Iraq: Bush, Al-Maliki To Discuss New Security Plan

  • By Andrew Tully
U.S. President Bush (left) with Iraqi Prime Minister al-Maliki on June 13 during an announced visit to Baghdad by the U.S. president (AFP) With signs that the violence is Iraq is mounting despite a security crackdown, the U.S. and Iraqi leaders will discuss new ways of trying to curb the violence.

WASHINGTON, July 24, 2006 (RFE/RL) -- Iraqi Prime Minister Nuri al-Maliki is due on July 25 to meet with U.S. President George W. Bush with the White House admitting that the Iraqi government's security crackdown has failed.


White House spokesman Tony Snow says a six-week crackdown has not "achieved its objectives," and so Bush and al-Maliki will discuss a new plan aimed at stemming the violence between the country's rival Shi'ite and Sunni Muslim communities.


Snow disclosed no details but said one of the first challenges is to find an effective way to secure Baghdad.


The U.S. military recorded an average of 34 major bombings and shootings each day in the Baghdad area in the week ending July 13 -- a 40 percent increase over previous weeks.


The news agency AP quoted U.S. officials as saying the new security plan will likely involve bringing more U.S. troops into the capital.


Reinforcing The Public Line


Part of the rationale for the meeting is symbolic. Judith Kipper of the Council on Foreign Relations, a U.S.-based think tank, says Bush and al-Maliki need to put up a united front in the face of the mounting violence.


Describing the situation in Iraq as "grim," Kipper said al-Maliki "wants to prove that he's making an effort" to end the sectarian violence, while Bush "needs to reassure him that we're not going to leave them stranded."


Leon Fuerth, a former senior member of the National Security Council in the 1990s, says the two leaders may seek to "reinforce each other's public line," which is that there are growing number of areas of the country where security is primarily the responsibility of Iraqi forces.


Al-Maliki is "likely to also say that, 'While we wish the United States would leave eventually, for the time being its presence is necessary,'" Fuerth believes.


However, Fuerth believes the two need to go beyond that.
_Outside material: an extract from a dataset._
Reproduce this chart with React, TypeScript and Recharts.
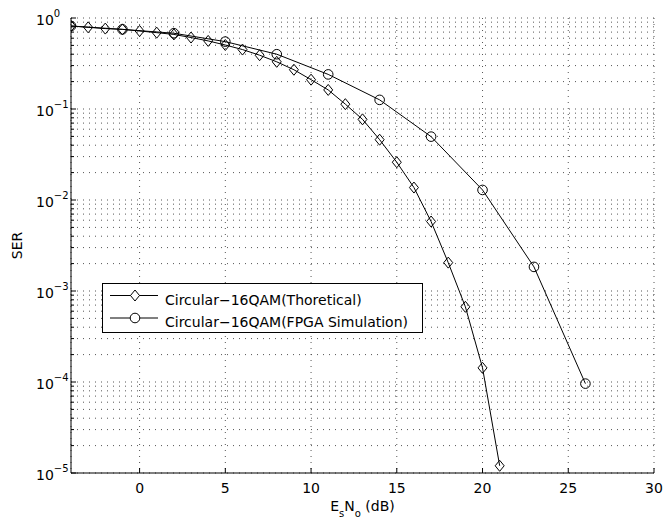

Unless Bush and al-Maliki can announce some new and credible initiative to deal with the violence, the Iraqi leader has little new to tell Bush at their meeting, Fuerth says.


Curbing The Violence


Muqtada al-Sadr (AFP)

Neither of the veteran observers of the Middle East is optimistic about the prospects for ending the sectarian violence.


The religious leader of Iraq's Shi'a, Grand Ayatollah Ali al-Sistani, has repeatedly urged his followers against joining in the sectarian strife and he repeated that call on July 20.


But the violence persists and Kipper suggests that recent Sunni violence against Shi'as could benefit far less moderate Shi'ite leaders, such as the radical cleric Muqtada al-Sadr.


It is also premature, Kipper believes, to think that Iraq's sectarian fighters can be disarmed and pacified.


Doing so will take a long time, she says, and would probably require bringing the combatants into the country's police and military. But, before accepting that possibility, sectarian fighters would probably first need to be convinced that they would be paid and that life in Iraq will get better if they stop fighting among themselves.


Kipper says the key to success probably lies not simply in Iraqis taking over security duties from the Americans and in U.S. troops then leaving the country.


Iraqis need to rediscover the sense of nationalism and national unity that she believes they had before and, to an extent, during the presidency of Saddam Hussein.


"There is Iraqi nationalism, [but] after the war they became very, very divided," Kipper says. "If politically, as the United States is less visible on the streets, [Iraqis] can begin to re-identify with that nationalism, then the people themselves will not tolerate the bad guys."


Both Kipper and Fuerth agree that that time is probably a long way off.